### [Exercise details]
Output the entries word for word. Omit images.

### [Task input]
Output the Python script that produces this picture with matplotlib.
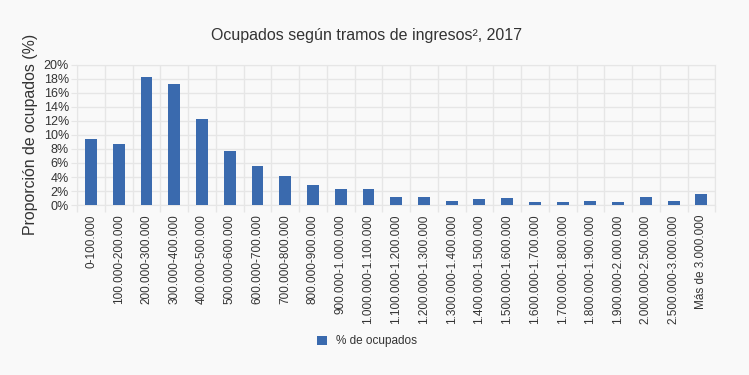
import numpy as np
import matplotlib
matplotlib.use("Agg")
import matplotlib.pyplot as plt
from matplotlib.ticker import FixedLocator, PercentFormatter

plt.rcParams["font.family"] = ["Liberation Sans", "DejaVu Sans"]

# --- Data ---
tramos = [
    "0-100.000", "100.000-200.000", "200.000-300.000", "300.000-400.000",
    "400.000-500.000", "500.000-600.000", "600.000-700.000", "700.000-800.000",
    "800.000-900.000", "900.000-1.000.000", "1.000.000-1.100.000",
    "1.100.000-1.200.000", "1.200.000-1.300.000", "1.300.000-1.400.000",
    "1.400.000-1.500.000", "1.500.000-1.600.000", "1.600.000-1.700.000",
    "1.700.000-1.800.000", "1.800.000-1.900.000", "1.900.000-2.000.000",
    "2.000.000-2.500.000", "2.500.000-3.000.000", "Más de 3.000.000",
]
ocupados = [9.4, 8.7, 18.2, 17.2, 12.2, 7.7, 5.6, 4.1, 2.9, 2.3, 2.3,
            1.1, 1.1, 0.6, 0.9, 1.0, 0.4, 0.4, 0.6, 0.4, 1.1, 0.6, 1.6]

BG = "#f9f9f9"
BAR = "#3a6aae"
GRID = "#e6e6e6"
TXT = "#333333"

fig = plt.figure(figsize=(7.49, 3.75), dpi=100, facecolor=BG)
ax = fig.add_axes([0.103, 0.453, 0.852, 0.375], facecolor=BG)

x = np.arange(len(tramos))
ax.bar(x, ocupados, width=0.43, color=BAR, label="% de ocupados", zorder=3)

ax.set_xlim(-0.5, len(tramos) - 0.5)
ax.set_ylim(0, 20)
ax.set_yticks(np.arange(0, 21, 2))
ax.yaxis.set_major_formatter(PercentFormatter(decimals=0))

ax.set_xticks(x)
ax.set_xticklabels(tramos, rotation=90, fontsize=8.5, color=TXT)
ax.tick_params(axis="x", which="major", length=0, pad=6.5)
ax.xaxis.set_minor_locator(FixedLocator(np.arange(-0.5, len(tramos), 1)))
ax.tick_params(axis="x", which="minor", length=5, color=GRID, width=1)
ax.tick_params(axis="y", length=4, color=GRID, labelsize=9, labelcolor=TXT, pad=2)

ax.grid(True, axis="y", color=GRID, linewidth=1, zorder=0)
ax.grid(True, axis="x", which="minor", color=GRID, linewidth=1, zorder=0)
ax.grid(False, axis="x", which="major")
for s in ax.spines.values():
    s.set_color(GRID)

ax.set_ylabel("Proporción de ocupados (%)", fontsize=11.4, color=TXT, labelpad=4)
fig.suptitle("Ocupados según tramos de ingresos², 2017", fontsize=11.5, color=TXT,
             x=0.489, y=0.925)

fig.legend(loc="center", bbox_to_anchor=(0.49, 0.09), frameon=False,
           fontsize=8.5, handlelength=0.8, handleheight=0.8, labelcolor=TXT)

fig.savefig("out.png", dpi=100, facecolor=BG)
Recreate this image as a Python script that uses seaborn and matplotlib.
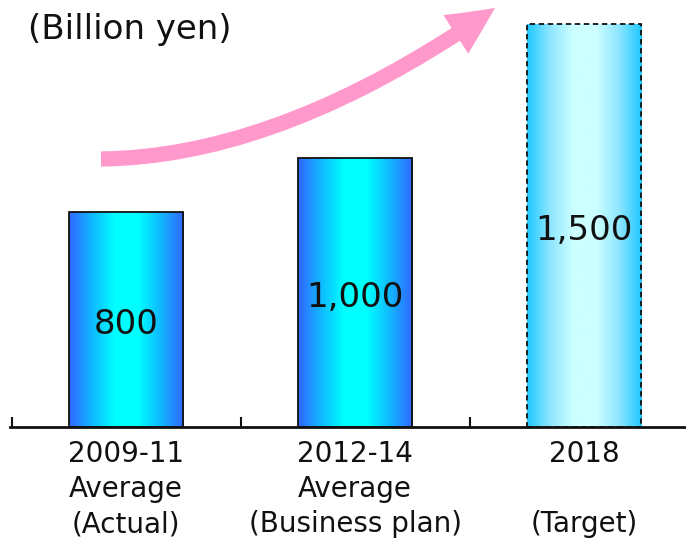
import numpy as np
import pandas as pd
import matplotlib
matplotlib.use("Agg")
import matplotlib.pyplot as plt
from matplotlib.colors import LinearSegmentedColormap
from matplotlib.patches import FancyArrowPatch
from matplotlib.path import Path
import seaborn as sns

# Data
categories = ["2009-11\nAverage\n(Actual)",
              "2012-14\nAverage\n(Business plan)",
              "2018\n\n(Target)"]
values = [800, 1000, 1500]
unit_label = "(Billion yen)"

sns.set_theme(style="white")
plt.rcParams["font.family"] = ["DejaVu Sans"]

df = pd.DataFrame({"period": categories, "value": values})

W, H = 686, 541
fig = plt.figure(figsize=(W / 100, H / 100), dpi=100)
ax = fig.add_axes([10 / W, 114 / H, 1 - 10 / W, 427 / H])

sns.barplot(data=df, x="period", y="value", width=0.5, ax=ax,
            color="white", saturation=1, zorder=3)

# Horizontal gradient fills for the bars
solid_cmap = LinearSegmentedColormap.from_list(
    "solid", ["#3366ff", "#10b8ff", "#00ffff", "#00ffff", "#10b8ff", "#3366ff"])
target_cmap = LinearSegmentedColormap.from_list(
    "target", ["#1ec8ff", "#8fe6ff", "#ccffff", "#ccffff", "#8fe6ff", "#1ec8ff"])
grad = np.linspace(0, 1, 256).reshape(1, -1)

for i, patch in enumerate(ax.patches):
    x0, y0 = patch.get_x(), patch.get_y()
    w, h = patch.get_width(), patch.get_height()
    cmap = target_cmap if i == len(values) - 1 else solid_cmap
    im = ax.imshow(grad, cmap=cmap, aspect="auto",
                   extent=(x0, x0 + w, y0, y0 + h), zorder=2,
                   interpolation="bicubic")
    im.set_clip_path(patch)
    patch.set_facecolor("none")
    patch.set_edgecolor("#111111")
    patch.set_linewidth(1.3)
    if i == len(values) - 1:
        patch.set_linestyle((0, (3, 2)))
    ax.annotate(f"{values[i]:,}", xy=(x0 + w / 2, y0 + h / 2),
                xytext=(0, -3.5), textcoords="offset points",
                ha="center", va="center", fontsize=24.5,
                color="#111111", zorder=4)

ax.set_xlim(-0.507, 2.445)
ax.set_ylim(0, 1590)

# Axis styling: only the baseline with small category separators
for side in ["top", "right", "left"]:
    ax.spines[side].set_visible(False)
ax.spines["bottom"].set_linewidth(2)
ax.spines["bottom"].set_color("#111111")
ax.set_yticks([])
ax.set_xlabel("")
ax.set_ylabel("")
ax.set_xticks([-0.5, 0.5, 1.5], minor=True)
ax.tick_params(axis="x", which="minor", direction="in", length=7,
               width=1.5, color="#111111", bottom=True)
ax.tick_params(axis="x", which="major", length=0, pad=9,
               labelsize=20, labelcolor="#111111")
for lbl in ax.get_xticklabels():
    lbl.set_linespacing(1.34)

# Unit label
fig.text(28 / W, 1 - 29 / H, unit_label, ha="left", va="center",
         fontsize=24.5, color="#111111")

# Growth arrow: quadratic curve in figure pixels
p0, ctrl, p2 = (101, 159), (282, 157), (495, 8)
verts = [(x / W, 1 - y / H) for x, y in (p0, ctrl, p2)]
arrow = FancyArrowPatch(path=Path(verts, [Path.MOVETO, Path.CURVE3, Path.CURVE3]),
                        transform=fig.transFigure,
                        arrowstyle="simple,head_length=3.4,head_width=3.3,tail_width=1.1",
                        mutation_scale=10, color="#ff99cc", lw=0, zorder=5)
fig.patches.append(arrow)

fig.savefig("out.png", dpi=100)
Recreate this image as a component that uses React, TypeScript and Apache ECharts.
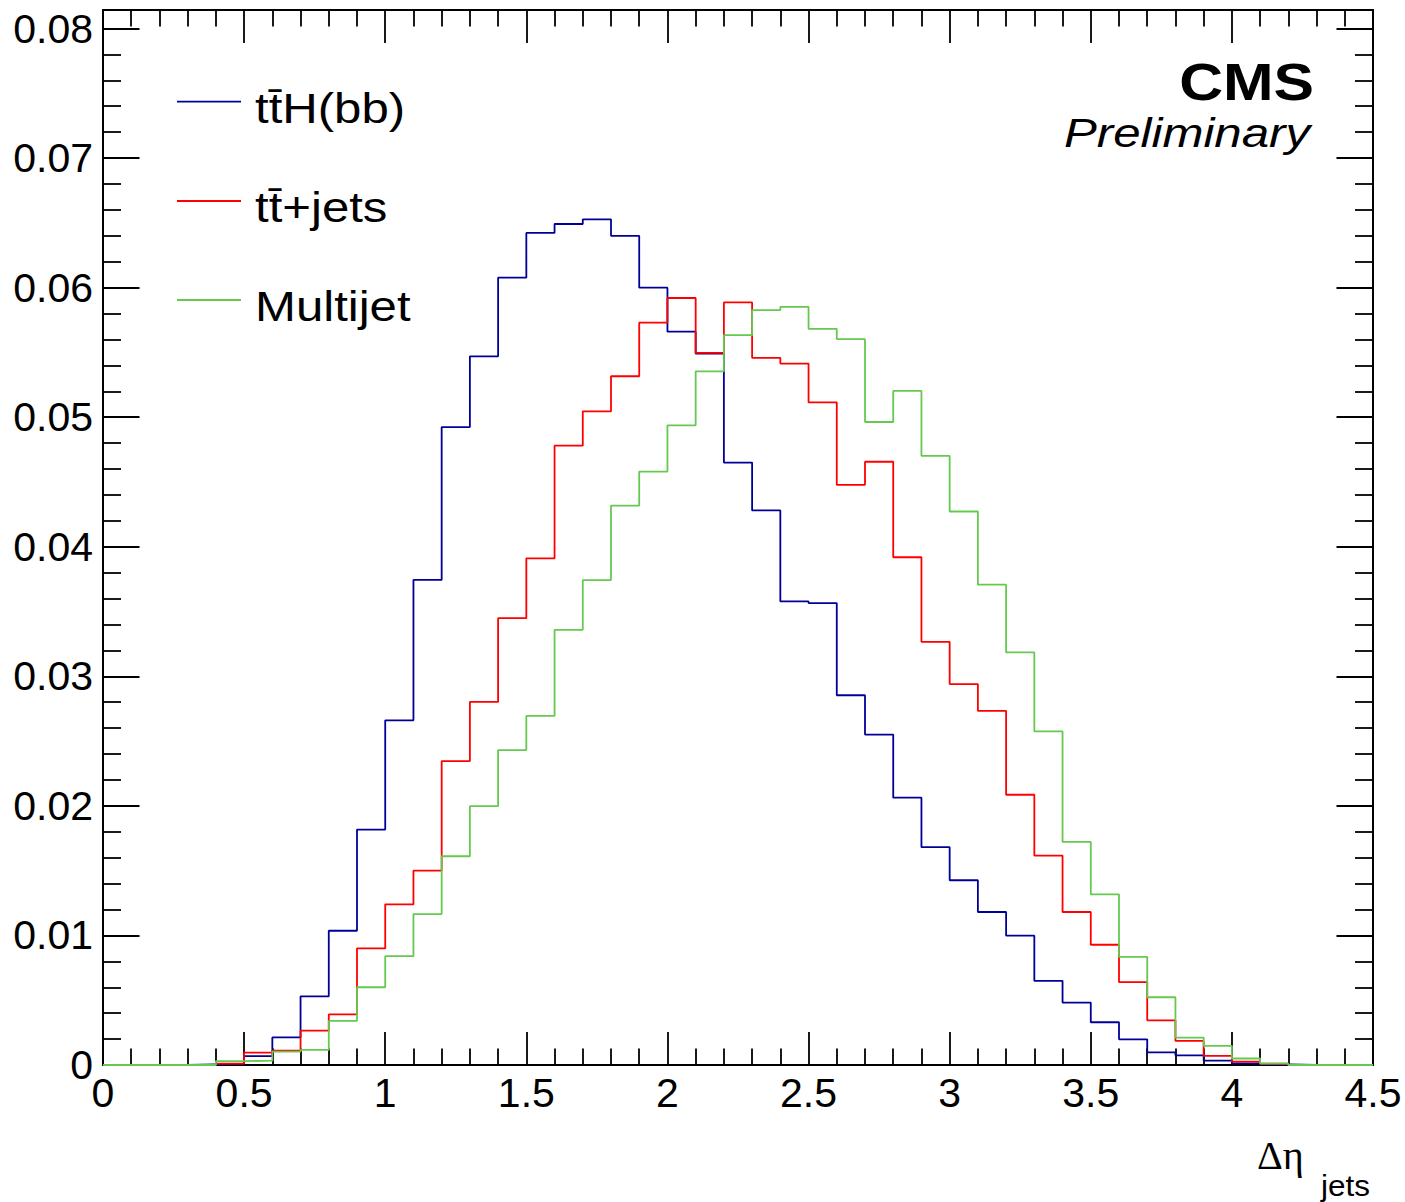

### [Task output]
Output the Python script that produces this picture with matplotlib.
import numpy as np
import matplotlib
matplotlib.use("Agg")
import matplotlib.pyplot as plt
from matplotlib.ticker import FixedLocator, PercentFormatter

plt.rcParams["font.family"] = ["Liberation Sans", "DejaVu Sans"]

# --- Data ---
tramos = [
    "0-100.000", "100.000-200.000", "200.000-300.000", "300.000-400.000",
    "400.000-500.000", "500.000-600.000", "600.000-700.000", "700.000-800.000",
    "800.000-900.000", "900.000-1.000.000", "1.000.000-1.100.000",
    "1.100.000-1.200.000", "1.200.000-1.300.000", "1.300.000-1.400.000",
    "1.400.000-1.500.000", "1.500.000-1.600.000", "1.600.000-1.700.000",
    "1.700.000-1.800.000", "1.800.000-1.900.000", "1.900.000-2.000.000",
    "2.000.000-2.500.000", "2.500.000-3.000.000", "Más de 3.000.000",
]
ocupados = [9.4, 8.7, 18.2, 17.2, 12.2, 7.7, 5.6, 4.1, 2.9, 2.3, 2.3,
            1.1, 1.1, 0.6, 0.9, 1.0, 0.4, 0.4, 0.6, 0.4, 1.1, 0.6, 1.6]

BG = "#f9f9f9"
BAR = "#3a6aae"
GRID = "#e6e6e6"
TXT = "#333333"

fig = plt.figure(figsize=(7.49, 3.75), dpi=100, facecolor=BG)
ax = fig.add_axes([0.103, 0.453, 0.852, 0.375], facecolor=BG)

x = np.arange(len(tramos))
ax.bar(x, ocupados, width=0.43, color=BAR, label="% de ocupados", zorder=3)

ax.set_xlim(-0.5, len(tramos) - 0.5)
ax.set_ylim(0, 20)
ax.set_yticks(np.arange(0, 21, 2))
ax.yaxis.set_major_formatter(PercentFormatter(decimals=0))

ax.set_xticks(x)
ax.set_xticklabels(tramos, rotation=90, fontsize=8.5, color=TXT)
ax.tick_params(axis="x", which="major", length=0, pad=6.5)
ax.xaxis.set_minor_locator(FixedLocator(np.arange(-0.5, len(tramos), 1)))
ax.tick_params(axis="x", which="minor", length=5, color=GRID, width=1)
ax.tick_params(axis="y", length=4, color=GRID, labelsize=9, labelcolor=TXT, pad=2)

ax.grid(True, axis="y", color=GRID, linewidth=1, zorder=0)
ax.grid(True, axis="x", which="minor", color=GRID, linewidth=1, zorder=0)
ax.grid(False, axis="x", which="major")
for s in ax.spines.values():
    s.set_color(GRID)

ax.set_ylabel("Proporción de ocupados (%)", fontsize=11.4, color=TXT, labelpad=4)
fig.suptitle("Ocupados según tramos de ingresos², 2017", fontsize=11.5, color=TXT,
             x=0.489, y=0.925)

fig.legend(loc="center", bbox_to_anchor=(0.49, 0.09), frameon=False,
           fontsize=8.5, handlelength=0.8, handleheight=0.8, labelcolor=TXT)

fig.savefig("out.png", dpi=100, facecolor=BG)
Recreate this image as a Python script that uses seaborn and matplotlib.
import numpy as np
import pandas as pd
import matplotlib
matplotlib.use("Agg")
import matplotlib.pyplot as plt
from matplotlib.colors import LinearSegmentedColormap
from matplotlib.patches import FancyArrowPatch
from matplotlib.path import Path
import seaborn as sns

# Data
categories = ["2009-11\nAverage\n(Actual)",
              "2012-14\nAverage\n(Business plan)",
              "2018\n\n(Target)"]
values = [800, 1000, 1500]
unit_label = "(Billion yen)"

sns.set_theme(style="white")
plt.rcParams["font.family"] = ["DejaVu Sans"]

df = pd.DataFrame({"period": categories, "value": values})

W, H = 686, 541
fig = plt.figure(figsize=(W / 100, H / 100), dpi=100)
ax = fig.add_axes([10 / W, 114 / H, 1 - 10 / W, 427 / H])

sns.barplot(data=df, x="period", y="value", width=0.5, ax=ax,
            color="white", saturation=1, zorder=3)

# Horizontal gradient fills for the bars
solid_cmap = LinearSegmentedColormap.from_list(
    "solid", ["#3366ff", "#10b8ff", "#00ffff", "#00ffff", "#10b8ff", "#3366ff"])
target_cmap = LinearSegmentedColormap.from_list(
    "target", ["#1ec8ff", "#8fe6ff", "#ccffff", "#ccffff", "#8fe6ff", "#1ec8ff"])
grad = np.linspace(0, 1, 256).reshape(1, -1)

for i, patch in enumerate(ax.patches):
    x0, y0 = patch.get_x(), patch.get_y()
    w, h = patch.get_width(), patch.get_height()
    cmap = target_cmap if i == len(values) - 1 else solid_cmap
    im = ax.imshow(grad, cmap=cmap, aspect="auto",
                   extent=(x0, x0 + w, y0, y0 + h), zorder=2,
                   interpolation="bicubic")
    im.set_clip_path(patch)
    patch.set_facecolor("none")
    patch.set_edgecolor("#111111")
    patch.set_linewidth(1.3)
    if i == len(values) - 1:
        patch.set_linestyle((0, (3, 2)))
    ax.annotate(f"{values[i]:,}", xy=(x0 + w / 2, y0 + h / 2),
                xytext=(0, -3.5), textcoords="offset points",
                ha="center", va="center", fontsize=24.5,
                color="#111111", zorder=4)

ax.set_xlim(-0.507, 2.445)
ax.set_ylim(0, 1590)

# Axis styling: only the baseline with small category separators
for side in ["top", "right", "left"]:
    ax.spines[side].set_visible(False)
ax.spines["bottom"].set_linewidth(2)
ax.spines["bottom"].set_color("#111111")
ax.set_yticks([])
ax.set_xlabel("")
ax.set_ylabel("")
ax.set_xticks([-0.5, 0.5, 1.5], minor=True)
ax.tick_params(axis="x", which="minor", direction="in", length=7,
               width=1.5, color="#111111", bottom=True)
ax.tick_params(axis="x", which="major", length=0, pad=9,
               labelsize=20, labelcolor="#111111")
for lbl in ax.get_xticklabels():
    lbl.set_linespacing(1.34)

# Unit label
fig.text(28 / W, 1 - 29 / H, unit_label, ha="left", va="center",
         fontsize=24.5, color="#111111")

# Growth arrow: quadratic curve in figure pixels
p0, ctrl, p2 = (101, 159), (282, 157), (495, 8)
verts = [(x / W, 1 - y / H) for x, y in (p0, ctrl, p2)]
arrow = FancyArrowPatch(path=Path(verts, [Path.MOVETO, Path.CURVE3, Path.CURVE3]),
                        transform=fig.transFigure,
                        arrowstyle="simple,head_length=3.4,head_width=3.3,tail_width=1.1",
                        mutation_scale=10, color="#ff99cc", lw=0, zorder=5)
fig.patches.append(arrow)

fig.savefig("out.png", dpi=100)
Recreate this image as a component that uses React, TypeScript and Apache ECharts.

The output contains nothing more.